Solana Fees are extremely low and relatively stable — often fractions of a cent. Solana's architecture processes transactions differently, leading to higher throughput with minimal fee volatility.

Polygon (PoS) An Ethereum-compatible Layer 2 that uses MATIC for gas. Fees are a fraction of Ethereum mainnet costs, with the tradeoff of a different security model.

Arbitrum & Optimism These are Ethereum Layer 2 rollups. They bundle transactions and post them to Ethereum mainnet in batches, significantly reducing per-transaction costs while inheriting mainnet security.

Avalanche Uses a fee-burning model like Ethereum but generally maintains lower fees. AVAX is the gas token.

Key takeaway: If your swap involves assets that exist on multiple chains, the chain you execute on matters — both for speed and cost.

How to Track Gas Fees in Real Time

You shouldn't guess. There are solid tools built specifically to monitor network conditions:

  • ETH Gas Tracker — Live Ethereum gas prices broken into slow, standard, and fast estimates, powered by real-time RPC data.
  • L2 Gas Tracker — Side-by-side comparison of gas costs across Arbitrum, Optimism, Base, and other Layer 2 networks in real time.

Checking one of these before executing a swap takes 10 seconds and can save you real money.

When Is the Best Time to Swap?

Network congestion tracks human activity — specifically, it maps closely to waking hours in major financial centers (US, EU, Asia).

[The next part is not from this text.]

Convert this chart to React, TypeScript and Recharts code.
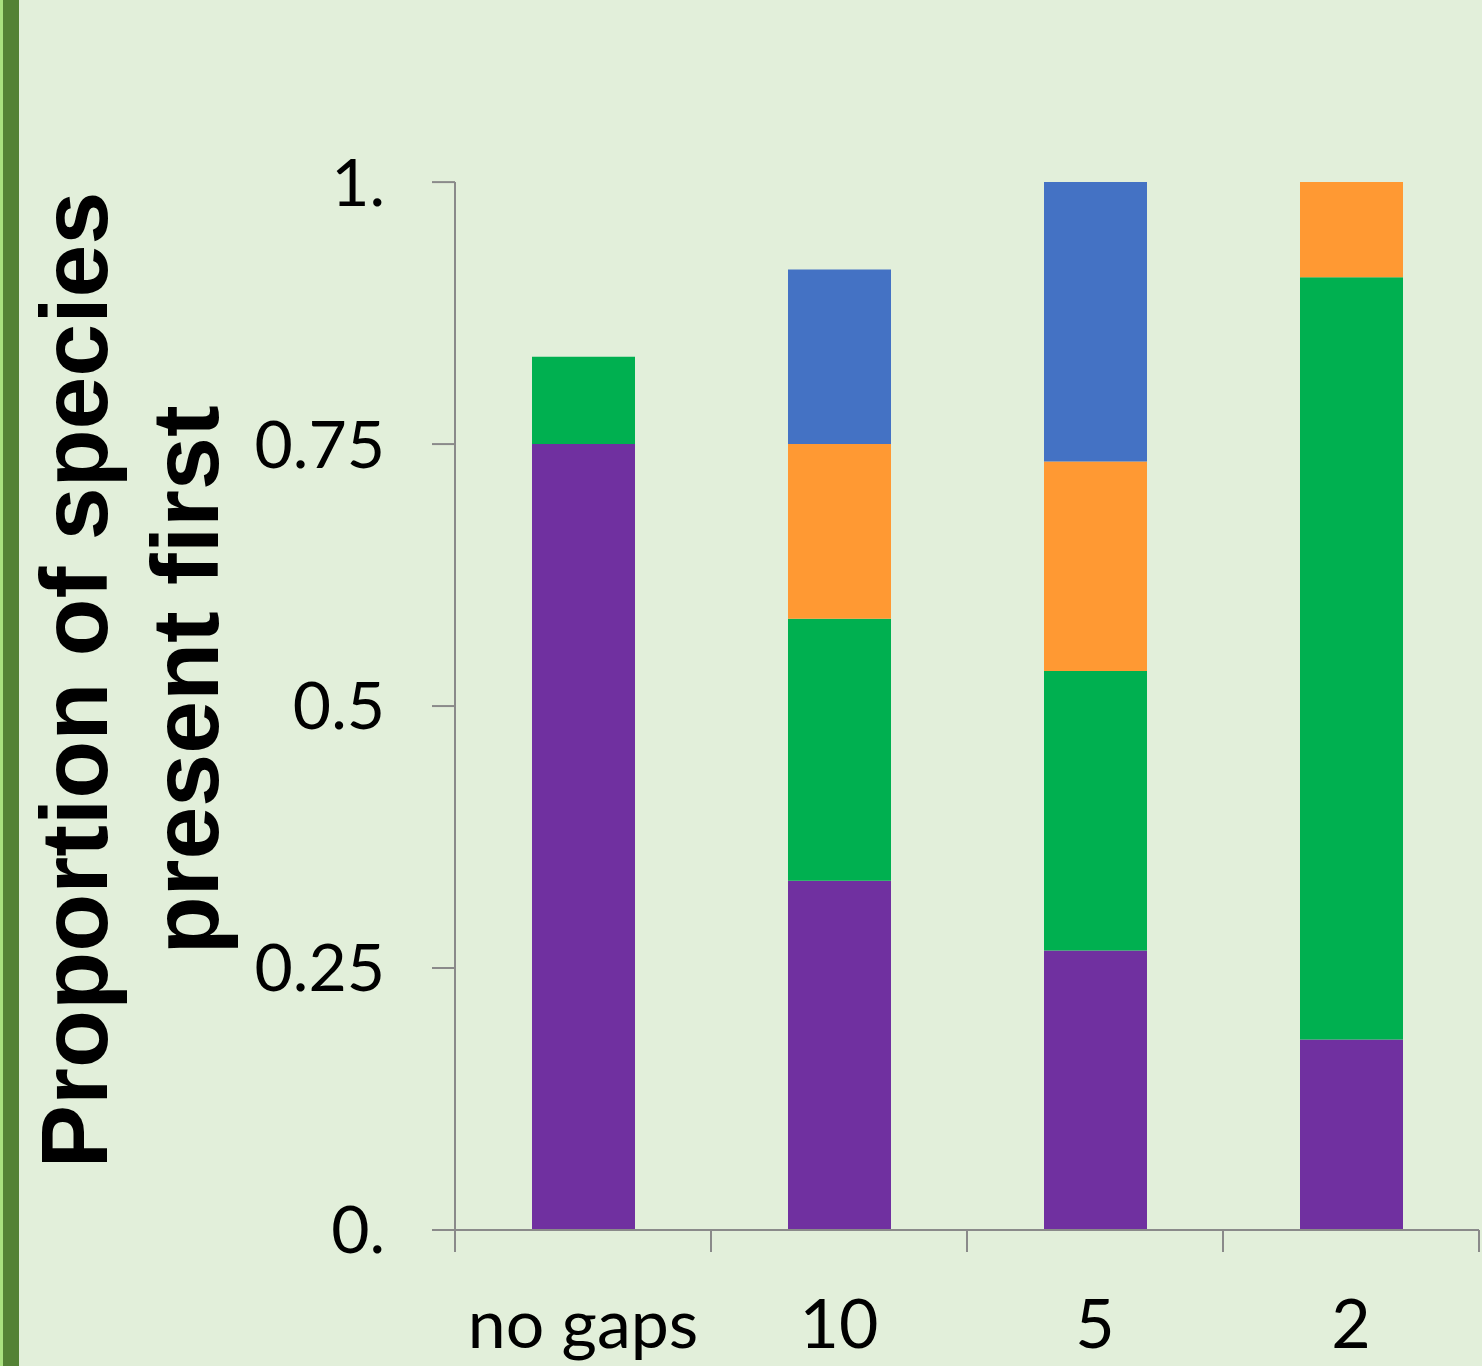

Lower traffic windows typically include:

  • Late night to early morning UTC (roughly 00:00 – 08:00 UTC)
  • Weekends, especially Saturday and Sunday mornings UTC
  • Periods away from major economic announcements or market events

Higher traffic windows typically include:

  • US market open (13:00 – 16:00 UTC)
  • Major token launches or NFT drops
  • Periods of extreme market volatility (pumps, crashes, liquidation cascades)

This isn't a hard rule — a sudden market event can spike fees at 3am UTC. But if you're not in a rush, choosing off-peak hours is consistently the most reliable way to reduce costs.

Strategies to Minimize Gas Costs

1. Batch your transactions Instead of making five separate swaps, see if you can consolidate into fewer interactions. Every separate transaction costs gas.

2. Use Layer 2 networks where possible If the assets you're swapping exist on an L2 like Arbitrum or Optimism, executing there instead of mainnet can reduce fees by 80–95%.

3. Set a gas limit manually Most wallets let you customize your gas settings. Setting a lower maximum fee during quiet periods means your transaction will execute when the base fee drops to your threshold — useful for non-urgent swaps.

4. Avoid swapping during volatile market events When prices are moving fast, everyone is transacting at once. This is precisely when fees spike hardest. Patience here pays off literally.

5. Compare protocols Different DEXs and swap aggregators route transactions differently. Some are more gas-efficient than others by design. Gas cost is worth factoring into your protocol choice.

A Word on Failed Transactions

One painful edge case: failed transactions. If your transaction fails — say, slippage tolerance is exceeded or a smart contract reverts — you still pay gas for the computational effort already expended. The fee is non-refundable.

This is another argument for:

  • Setting appropriate slippage tolerance
  • Not swapping during extreme volatility
  • Using platforms that give clear pre-transaction estimates

The Bottom Line

Gas fees aren't arbitrary taxes — they're a real-time signal of how busy a network is. When you understand that signal, you can work with it instead of against it.

The practical summary:

  • Check gas prices before swapping, especially on Ethereum mainnet
  • Consider Layer 2 networks for smaller or frequent swaps
  • Swap during off-peak hours if timing is flexible
  • Never swap during a market panic unless you have to

The more comfortable you get reading network conditions, the better your overall cost efficiency will be — and over hundreds of transactions, that compounds into a meaningful difference.